Boston Consulting Group (BCG) Growth-Share Matrix
Two dimensions:
• Relative market share (from high to low)
1 is the mid-point. You are here when your market share is the same as that of the
biggest competitor. When you are a monopoly, you are at the left of the x-axis. When
you are a duopoly, you are in the middle.
• Market growth rate (from low to high)
This is a more subjective dimension. You have to compare the growth rates between
different markets that you operate in.
EG: In FMCG the products are already well-settled, people know they have to brush
their teeth and they are already converted or cannot be converted. Therefore, the
growth in this sector is lower.




• Vertical axis: How much the market that the brand is in is growing. So, if you have
two toothpastes and TP1 is doing well and gaining more market share each year
and TP2 is not, then they will still have the same position on the vertical axis,
although their position on the horizontal axis is different (because they have a
different market share). If TP1 goes more to the left, then TP2 gets a lower market
share and thus the distance between them horizontally becomes bigger.

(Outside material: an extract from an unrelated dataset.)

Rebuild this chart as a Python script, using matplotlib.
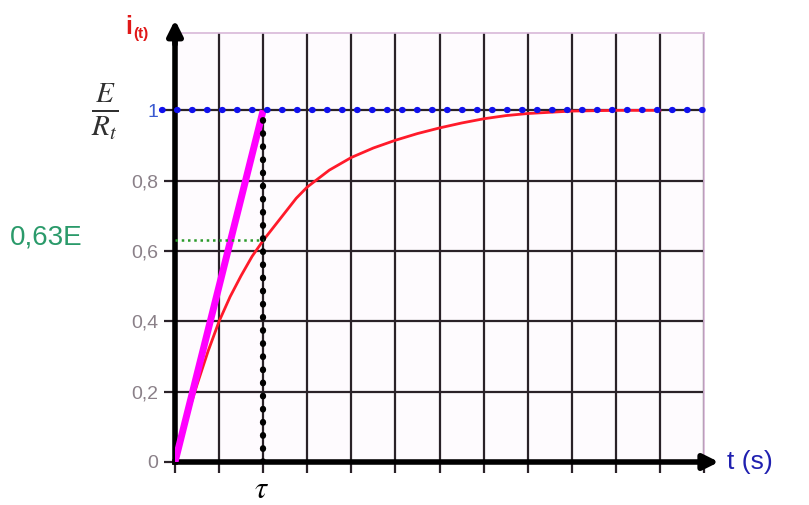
import matplotlib
matplotlib.use('Agg')
import matplotlib.pyplot as plt

#---- data (x in grid columns, tau = 2 columns) ----
t_curve = [0, 0.25, 0.5, 0.75, 1, 1.25, 1.5, 1.75, 2, 2.25, 2.5, 2.75, 3, 3.5, 4, 4.5, 5, 5.5, 6, 6.5, 7, 7.5, 8, 9, 10, 11]
i_curve = [0, 0.12, 0.22, 0.315, 0.40, 0.47, 0.53, 0.585, 0.63, 0.67, 0.71, 0.75, 0.782, 0.83, 0.866, 0.893, 0.915, 0.934, 0.95, 0.964, 0.976, 0.985, 0.991, 0.998, 1.0, 1.0]

tau = 2
i_tau = 0.63
tangent_x = [0, tau]
tangent_y = [0, 1]
asymptote_x = [-0.3, 12]
asymptote_y = [1, 1]

y_ticks = [0, 0.2, 0.4, 0.6, 0.8, 1]
y_labels = ['0', '0,2', '0,4', '0,6', '0,8', '1']
n_cols = 12

plt.rcParams['mathtext.fontset'] = 'stix'

#---- figure ----
fig = plt.figure(figsize=(8.09, 5.05), dpi=100)
fig.patch.set_facecolor('white')
ax = fig.add_axes([175/809, 43/505, 529/809, 429/505])
ax.set_facecolor('#fefbfe')
ax.set_xlim(0, n_cols)
ax.set_ylim(0, 1.22)

# grid
ax.set_xticks(range(n_cols + 1))
ax.set_yticks(y_ticks)
ax.grid(True, color='#2a2228', linewidth=1.6)
ax.set_axisbelow(True)
ax.set_xticklabels([])
ax.set_yticklabels(y_labels, family='Liberation Sans', fontsize=14, color='#8a8088')
ax.get_yticklabels()[-1].set_color('#3a5ad0')
ax.tick_params(axis='both', length=8, width=1.6, color='#2a2228', pad=4)

for s in ['top', 'right']:
    ax.spines[s].set_color('#d8b8d8')
    ax.spines[s].set_linewidth(1.2)
for s in ['left', 'bottom']:
    ax.spines[s].set_color('black')
    ax.spines[s].set_linewidth(4)

# axis arrows
ax.annotate('', xy=(12.4, 0), xytext=(11.9, 0), annotation_clip=False,
            arrowprops=dict(arrowstyle='-|>,head_length=0.9,head_width=0.45', color='black', lw=4))
ax.annotate('', xy=(0, 1.265), xytext=(0, 1.18), annotation_clip=False,
            arrowprops=dict(arrowstyle='-|>,head_length=0.9,head_width=0.45', color='black', lw=4))

# curves
ax.plot(t_curve, i_curve, color='#ff1a2a', linewidth=2, zorder=4)
ax.plot(tangent_x, tangent_y, color='#ff00ff', linewidth=5, solid_capstyle='butt', zorder=5)
ax.plot(asymptote_x, asymptote_y, color='#1010ee', linewidth=4.5, linestyle=(0, (0.1, 2.3)),
        dash_capstyle='round', clip_on=False, zorder=6)
ax.plot([tau, tau], [0, 1], color='black', linewidth=4.5, linestyle=(0, (0.1, 2.0)),
        dash_capstyle='round', zorder=6)
ax.plot([0, tau], [i_tau, i_tau], color='#2a9a2a', linewidth=1.8, linestyle=(0, (1, 1.5)), zorder=6)

# labels
fig.text(125/809, 1 - 27/505, 'i', color='#e01818', fontsize=18, fontweight='bold',
         family='Liberation Sans', ha='left', va='center')
fig.text(133/809, 1 - 34/505, '(t)', color='#e01818', fontsize=11, fontweight='bold',
         family='Liberation Sans', ha='left', va='center')
fig.text(105/809, 1 - 112/505, r'$\frac{E}{R_t}$', color='#303030', fontsize=30,
         ha='center', va='center')
fig.text(10/809, 1 - 238/505, '0,63E', color='#2a9a6a', fontsize=20,
         family='Liberation Sans', ha='left', va='center')
fig.text(262/809, 1 - 489/505, r'$\tau$', color='black', fontsize=22, ha='center', va='center')
fig.text(727/809, 1 - 462/505, 't (s)', color='#2020b0', fontsize=19,
         family='Liberation Sans', ha='left', va='center')

fig.savefig('out.png', dpi=100)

• Often the cash cows’ profit is higher than that of the stars because the costs for the
stars are much higher as this market is still growing and very competitive. It is very
costly to keep the market share high. The cash cows are much more settled in within
the stable market with stable market shares. When the market starts maturing the
profits also always start to rise.
• The money stream should go like this: The cash cows fund the question marks so
you can turn them into stars. The stars also need a lot of investment from the
profits of the cash cows. When the market of the stars start maturing, the market
growth rate slows down and the stars also become cash cows. The dogs are the
brands you retire over time.
• It is possible for dogs to become question marks when the market grows. But often
markets grow a lot only when they are launched and not suddenly halfway. After
the peak the market growth often decreases slowly.
• The most important to do is to always protect the cash cows.